--- AIM ---
Transcribe everything in the data word for word. Pictures are left out.

>> start

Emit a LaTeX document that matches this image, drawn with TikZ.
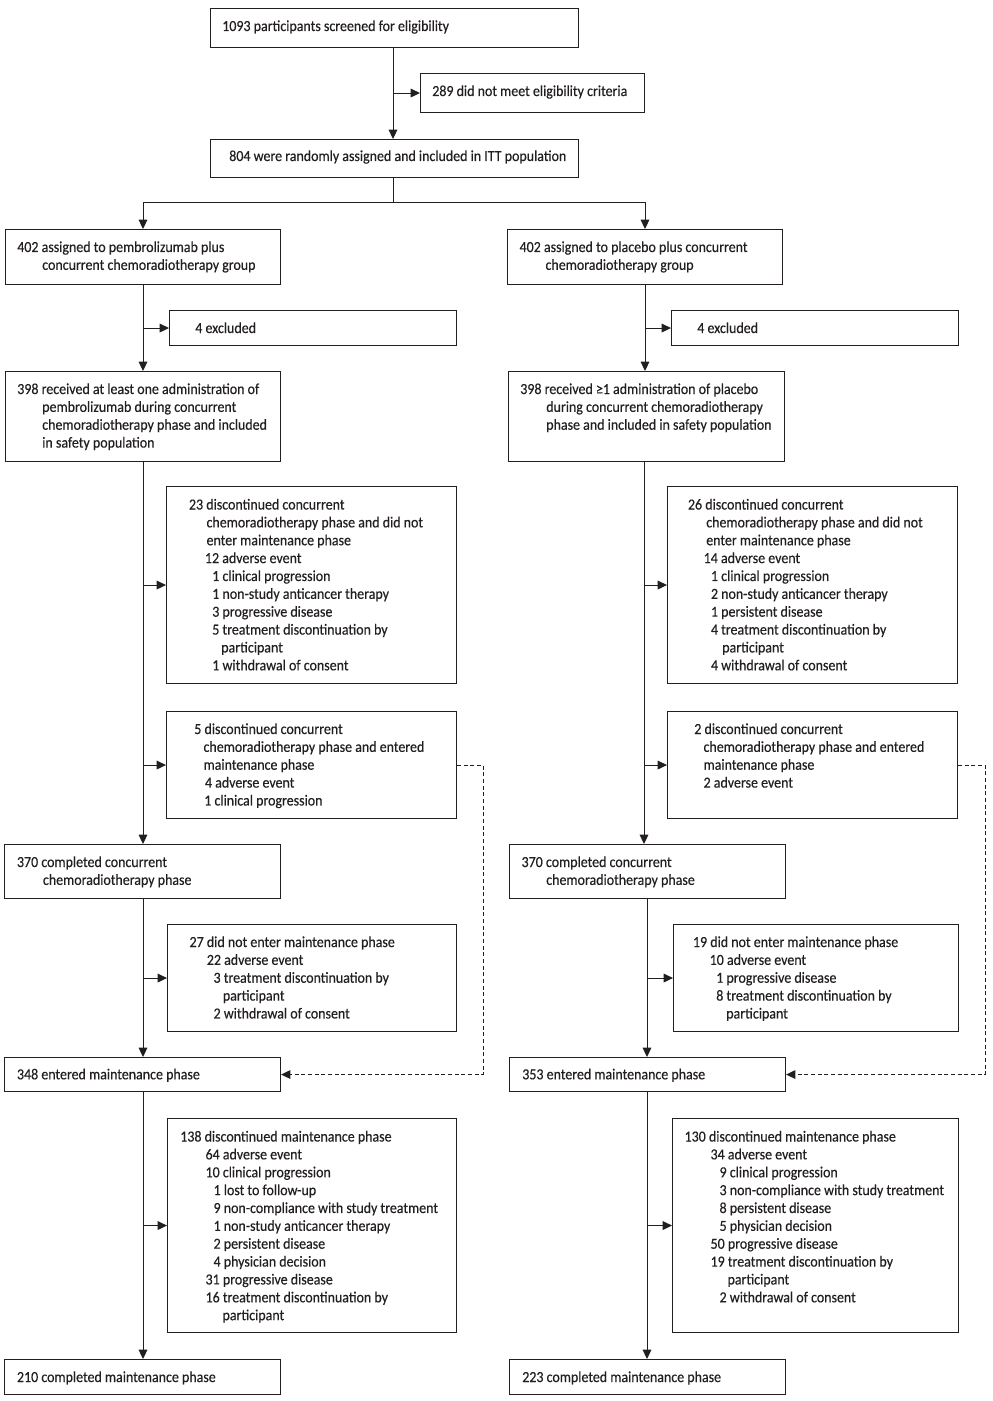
\documentclass[tikz,border=0pt]{standalone}
\usepackage{fontspec}
\setmainfont[FakeStretch=0.91,FakeBold=0.4]{Carlito}
\usetikzlibrary{arrows.meta,calc}
\definecolor{ink}{HTML}{231F20}
\newlength\pxu \setlength\pxu{0.75pt}
\newcommand\ind[1]{\hspace*{#1\pxu}}
\newcommand\bx[8]{%
 \node[boxs, minimum width={(#4-#2)*0.75pt}, minimum height={(#5-#3)*0.75pt}, anchor=north west] (#1) at (#2,#3) {};
 \node[txts, anchor=base west] (#1t) at (#6,#7) {\begin{tabular}[t]{@{}l@{}}#8\end{tabular}};
}
\tikzset{
 boxs/.style={draw=ink, line width=0.8pt, inner sep=0pt},
 txts/.style={inner sep=0pt, text=ink, font=\fontsize{11.5}{13.4}\selectfont},
 ln/.style={draw=ink, line width=0.75pt},
 arr/.style={ln, -{Triangle[length=7pt,width=6.5pt]}},
 darr/.style={arr, dash pattern=on 3pt off 2pt}
}
\begin{document}
\begin{tikzpicture}[x=0.75pt,y=-0.75pt]
\useasboundingbox (0,0) rectangle (992,1401);
% top
\bx{scr}{210}{8}{578}{47}{222}{31}{1093 participants screened for eligibility}
\bx{inel}{420}{73}{644}{112}{432}{96}{289 did not meet eligibility criteria}
\bx{rand}{210}{139}{578}{177}{229}{161}{804 were randomly assigned and included in ITT population}
% left column
\bx{pem}{5}{229}{280}{284}{17}{252}{402 assigned to pembrolizumab plus\\\ind{25}concurrent chemoradiotherapy group}
\bx{exL}{169}{310}{456}{345}{195}{333}{4 excluded}
\bx{recL}{5}{371}{280}{461}{17}{394}{398 received at least one administration of\\\ind{25}pembrolizumab during concurrent\\\ind{25}chemoradiotherapy phase and included\\\ind{25}in safety population}
\bx{dL1}{166}{486}{456}{683}{188.7}{509.5}{23 discontinued concurrent\\\ind{17.6}chemoradiotherapy phase and did not\\\ind{17.6}enter maintenance phase\\\ind{16}12 adverse event\\\ind{23.3}1 clinical progression\\\ind{23.3}1 non-study anticancer therapy\\\ind{23.3}3 progressive disease\\\ind{23.3}5 treatment discontinuation by\\\ind{32.3}participant\\\ind{23.3}1 withdrawal of consent}
\bx{dL2}{166}{711}{456}{818}{194}{734}{5 discontinued concurrent\\\ind{9.3}chemoradiotherapy phase and entered\\\ind{9.3}maintenance phase\\\ind{10.7}4 adverse event\\\ind{10}1 clinical progression}
\bx{cL}{4}{844}{280}{898}{16.7}{867}{370 completed concurrent\\\ind{26}chemoradiotherapy phase}
\bx{nL}{167}{924}{456}{1031}{189.3}{947}{27 did not enter maintenance phase\\\ind{17.3}22 adverse event\\\ind{24}3 treatment discontinuation by\\\ind{33.3}participant\\\ind{24}2 withdrawal of consent}
\bx{eL}{4}{1057}{280}{1091}{16.7}{1079.3}{348 entered maintenance phase}
\bx{mL}{167}{1118}{456}{1332}{180}{1141.5}{138 discontinued maintenance phase\\\ind{25.3}64 adverse event\\\ind{25.3}10 clinical progression\\\ind{33.3}1 lost to follow-up\\\ind{33.3}9 non-compliance with study treatment\\\ind{33.3}1 non-study anticancer therapy\\\ind{33.3}2 persistent disease\\\ind{33.3}4 physician decision\\\ind{25.3}31 progressive disease\\\ind{25.3}16 treatment discontinuation by\\\ind{42.3}participant}
\bx{fL}{4}{1359}{280}{1394}{16.7}{1382}{210 completed maintenance phase}
% right column
\bx{pla}{507}{229}{782}{284}{519.3}{252}{402 assigned to placebo plus concurrent\\\ind{26}chemoradiotherapy group}
\bx{exR}{671}{310}{958}{345}{697}{333}{4 excluded}
\bx{recR}{508}{371}{784}{461}{520}{394}{398 received ≥1 administration of placebo\\\ind{26}during concurrent chemoradiotherapy\\\ind{26}phase and included in safety population}
\bx{dR1}{667}{486}{957}{683}{687.7}{509.5}{26 discontinued concurrent\\\ind{18.3}chemoradiotherapy phase and did not\\\ind{18.3}enter maintenance phase\\\ind{15.7}14 adverse event\\\ind{23}1 clinical progression\\\ind{23}2 non-study anticancer therapy\\\ind{23}1 persistent disease\\\ind{23}4 treatment discontinuation by\\\ind{34.3}participant\\\ind{23}4 withdrawal of consent}
\bx{dR2}{667}{711}{957}{818}{694}{734}{2 discontinued concurrent\\\ind{9.3}chemoradiotherapy phase and entered\\\ind{9.3}maintenance phase\\\ind{9.3}2 adverse event}
\bx{cR}{509}{844}{785}{898}{521.3}{867}{370 completed concurrent\\\ind{24.7}chemoradiotherapy phase}
\bx{nR}{673}{924}{958}{1031}{692.7}{947}{19 did not enter maintenance phase\\\ind{16.7}10 adverse event\\\ind{23.3}1 progressive disease\\\ind{23.3}8 treatment discontinuation by\\\ind{33.3}participant}
\bx{eR}{509}{1057}{785}{1091}{522}{1079.3}{353 entered maintenance phase}
\bx{mR}{672}{1118}{958}{1332}{684.3}{1141.5}{130 discontinued maintenance phase\\\ind{26}34 adverse event\\\ind{35}9 clinical progression\\\ind{35}3 non-compliance with study treatment\\\ind{35}8 persistent disease\\\ind{35}5 physician decision\\\ind{26}50 progressive disease\\\ind{26}19 treatment discontinuation by\\\ind{43}participant\\\ind{35}2 withdrawal of consent}
\bx{fR}{509}{1359}{785}{1394}{522}{1382}{223 completed maintenance phase}
% column coordinates
\coordinate (c0) at (393,0);
\coordinate (cl) at (143,0);
\coordinate (cr) at (645,0);
\coordinate (split) at (393,203);
% connectors top
\draw[arr] (scr.south -| c0) -- (rand.north -| c0);
\draw[arr] (c0 |- inel.west) -- (inel.west);
\draw[ln] (rand.south -| c0) -- (split);
\draw[arr] (split) -| (pem.north -| cl);
\draw[arr] (split) -| (pla.north -| cr);
% left connectors
\draw[arr] (pem.south -| cl) -- (recL.north -| cl);
\draw[arr] (cl |- exL.west) -- (exL.west);
\draw[arr] (recL.south -| cl) -- (cL.north -| cl);
\draw[arr] (cl |- dL1.west) -- (dL1.west);
\draw[arr] (cl |- dL2.west) -- (dL2.west);
\draw[arr] (cL.south -| cl) -- (eL.north -| cl);
\draw[arr] (cl |- nL.west) -- (nL.west);
\draw[arr] (eL.south -| cl) -- (fL.north -| cl);
\draw[arr] (cl |- mL.west) -- (mL.west);
\draw[darr] (dL2.east) -- ++(26,0) |- (eL.east);
% right connectors
\draw[arr] (pla.south -| cr) -- (recR.north -| cr);
\draw[arr] (cr |- exR.west) -- (exR.west);
\coordinate (cr2) at (644,0);
\draw[arr] (recR.south -| cr2) -- (cR.north -| cr2);
\draw[arr] (cr2 |- dR1.west) -- (dR1.west);
\draw[arr] (cr2 |- dR2.west) -- (dR2.west);
\coordinate (cr3) at (647,0);
\draw[arr] (cR.south -| cr3) -- (eR.north -| cr3);
\draw[arr] (cr3 |- nR.west) -- (nR.west);
\draw[arr] (eR.south -| cr3) -- (fR.north -| cr3);
\draw[arr] (cr3 |- mR.west) -- (mR.west);
\draw[darr] (dR2.east) -- ++(27,0) |- (eR.east);
\end{tikzpicture}
\end{document}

>> end

--- SOLUTION FOR THIS PROBLEM ---
Emit a LaTeX document that matches this image, drawn with TikZ.
\documentclass[tikz,border=0pt]{standalone}
\usepackage{fontspec}
\setmainfont[FakeStretch=0.91,FakeBold=0.4]{Carlito}
\usetikzlibrary{arrows.meta,calc}
\definecolor{ink}{HTML}{231F20}
\newlength\pxu \setlength\pxu{0.75pt}
\newcommand\ind[1]{\hspace*{#1\pxu}}
\newcommand\bx[8]{%
 \node[boxs, minimum width={(#4-#2)*0.75pt}, minimum height={(#5-#3)*0.75pt}, anchor=north west] (#1) at (#2,#3) {};
 \node[txts, anchor=base west] (#1t) at (#6,#7) {\begin{tabular}[t]{@{}l@{}}#8\end{tabular}};
}
\tikzset{
 boxs/.style={draw=ink, line width=0.8pt, inner sep=0pt},
 txts/.style={inner sep=0pt, text=ink, font=\fontsize{11.5}{13.4}\selectfont},
 ln/.style={draw=ink, line width=0.75pt},
 arr/.style={ln, -{Triangle[length=7pt,width=6.5pt]}},
 darr/.style={arr, dash pattern=on 3pt off 2pt}
}
\begin{document}
\begin{tikzpicture}[x=0.75pt,y=-0.75pt]
\useasboundingbox (0,0) rectangle (992,1401);
% top
\bx{scr}{210}{8}{578}{47}{222}{31}{1093 participants screened for eligibility}
\bx{inel}{420}{73}{644}{112}{432}{96}{289 did not meet eligibility criteria}
\bx{rand}{210}{139}{578}{177}{229}{161}{804 were randomly assigned and included in ITT population}
% left column
\bx{pem}{5}{229}{280}{284}{17}{252}{402 assigned to pembrolizumab plus\\\ind{25}concurrent chemoradiotherapy group}
\bx{exL}{169}{310}{456}{345}{195}{333}{4 excluded}
\bx{recL}{5}{371}{280}{461}{17}{394}{398 received at least one administration of\\\ind{25}pembrolizumab during concurrent\\\ind{25}chemoradiotherapy phase and included\\\ind{25}in safety population}
\bx{dL1}{166}{486}{456}{683}{188.7}{509.5}{23 discontinued concurrent\\\ind{17.6}chemoradiotherapy phase and did not\\\ind{17.6}enter maintenance phase\\\ind{16}12 adverse event\\\ind{23.3}1 clinical progression\\\ind{23.3}1 non-study anticancer therapy\\\ind{23.3}3 progressive disease\\\ind{23.3}5 treatment discontinuation by\\\ind{32.3}participant\\\ind{23.3}1 withdrawal of consent}
\bx{dL2}{166}{711}{456}{818}{194}{734}{5 discontinued concurrent\\\ind{9.3}chemoradiotherapy phase and entered\\\ind{9.3}maintenance phase\\\ind{10.7}4 adverse event\\\ind{10}1 clinical progression}
\bx{cL}{4}{844}{280}{898}{16.7}{867}{370 completed concurrent\\\ind{26}chemoradiotherapy phase}
\bx{nL}{167}{924}{456}{1031}{189.3}{947}{27 did not enter maintenance phase\\\ind{17.3}22 adverse event\\\ind{24}3 treatment discontinuation by\\\ind{33.3}participant\\\ind{24}2 withdrawal of consent}
\bx{eL}{4}{1057}{280}{1091}{16.7}{1079.3}{348 entered maintenance phase}
\bx{mL}{167}{1118}{456}{1332}{180}{1141.5}{138 discontinued maintenance phase\\\ind{25.3}64 adverse event\\\ind{25.3}10 clinical progression\\\ind{33.3}1 lost to follow-up\\\ind{33.3}9 non-compliance with study treatment\\\ind{33.3}1 non-study anticancer therapy\\\ind{33.3}2 persistent disease\\\ind{33.3}4 physician decision\\\ind{25.3}31 progressive disease\\\ind{25.3}16 treatment discontinuation by\\\ind{42.3}participant}
\bx{fL}{4}{1359}{280}{1394}{16.7}{1382}{210 completed maintenance phase}
% right column
\bx{pla}{507}{229}{782}{284}{519.3}{252}{402 assigned to placebo plus concurrent\\\ind{26}chemoradiotherapy group}
\bx{exR}{671}{310}{958}{345}{697}{333}{4 excluded}
\bx{recR}{508}{371}{784}{461}{520}{394}{398 received ≥1 administration of placebo\\\ind{26}during concurrent chemoradiotherapy\\\ind{26}phase and included in safety population}
\bx{dR1}{667}{486}{957}{683}{687.7}{509.5}{26 discontinued concurrent\\\ind{18.3}chemoradiotherapy phase and did not\\\ind{18.3}enter maintenance phase\\\ind{15.7}14 adverse event\\\ind{23}1 clinical progression\\\ind{23}2 non-study anticancer therapy\\\ind{23}1 persistent disease\\\ind{23}4 treatment discontinuation by\\\ind{34.3}participant\\\ind{23}4 withdrawal of consent}
\bx{dR2}{667}{711}{957}{818}{694}{734}{2 discontinued concurrent\\\ind{9.3}chemoradiotherapy phase and entered\\\ind{9.3}maintenance phase\\\ind{9.3}2 adverse event}
\bx{cR}{509}{844}{785}{898}{521.3}{867}{370 completed concurrent\\\ind{24.7}chemoradiotherapy phase}
\bx{nR}{673}{924}{958}{1031}{692.7}{947}{19 did not enter maintenance phase\\\ind{16.7}10 adverse event\\\ind{23.3}1 progressive disease\\\ind{23.3}8 treatment discontinuation by\\\ind{33.3}participant}
\bx{eR}{509}{1057}{785}{1091}{522}{1079.3}{353 entered maintenance phase}
\bx{mR}{672}{1118}{958}{1332}{684.3}{1141.5}{130 discontinued maintenance phase\\\ind{26}34 adverse event\\\ind{35}9 clinical progression\\\ind{35}3 non-compliance with study treatment\\\ind{35}8 persistent disease\\\ind{35}5 physician decision\\\ind{26}50 progressive disease\\\ind{26}19 treatment discontinuation by\\\ind{43}participant\\\ind{35}2 withdrawal of consent}
\bx{fR}{509}{1359}{785}{1394}{522}{1382}{223 completed maintenance phase}
% column coordinates
\coordinate (c0) at (393,0);
\coordinate (cl) at (143,0);
\coordinate (cr) at (645,0);
\coordinate (split) at (393,203);
% connectors top
\draw[arr] (scr.south -| c0) -- (rand.north -| c0);
\draw[arr] (c0 |- inel.west) -- (inel.west);
\draw[ln] (rand.south -| c0) -- (split);
\draw[arr] (split) -| (pem.north -| cl);
\draw[arr] (split) -| (pla.north -| cr);
% left connectors
\draw[arr] (pem.south -| cl) -- (recL.north -| cl);
\draw[arr] (cl |- exL.west) -- (exL.west);
\draw[arr] (recL.south -| cl) -- (cL.north -| cl);
\draw[arr] (cl |- dL1.west) -- (dL1.west);
\draw[arr] (cl |- dL2.west) -- (dL2.west);
\draw[arr] (cL.south -| cl) -- (eL.north -| cl);
\draw[arr] (cl |- nL.west) -- (nL.west);
\draw[arr] (eL.south -| cl) -- (fL.north -| cl);
\draw[arr] (cl |- mL.west) -- (mL.west);
\draw[darr] (dL2.east) -- ++(26,0) |- (eL.east);
% right connectors
\draw[arr] (pla.south -| cr) -- (recR.north -| cr);
\draw[arr] (cr |- exR.west) -- (exR.west);
\coordinate (cr2) at (644,0);
\draw[arr] (recR.south -| cr2) -- (cR.north -| cr2);
\draw[arr] (cr2 |- dR1.west) -- (dR1.west);
\draw[arr] (cr2 |- dR2.west) -- (dR2.west);
\coordinate (cr3) at (647,0);
\draw[arr] (cR.south -| cr3) -- (eR.north -| cr3);
\draw[arr] (cr3 |- nR.west) -- (nR.west);
\draw[arr] (eR.south -| cr3) -- (fR.north -| cr3);
\draw[arr] (cr3 |- mR.west) -- (mR.west);
\draw[darr] (dR2.east) -- ++(27,0) |- (eR.east);
\end{tikzpicture}
\end{document}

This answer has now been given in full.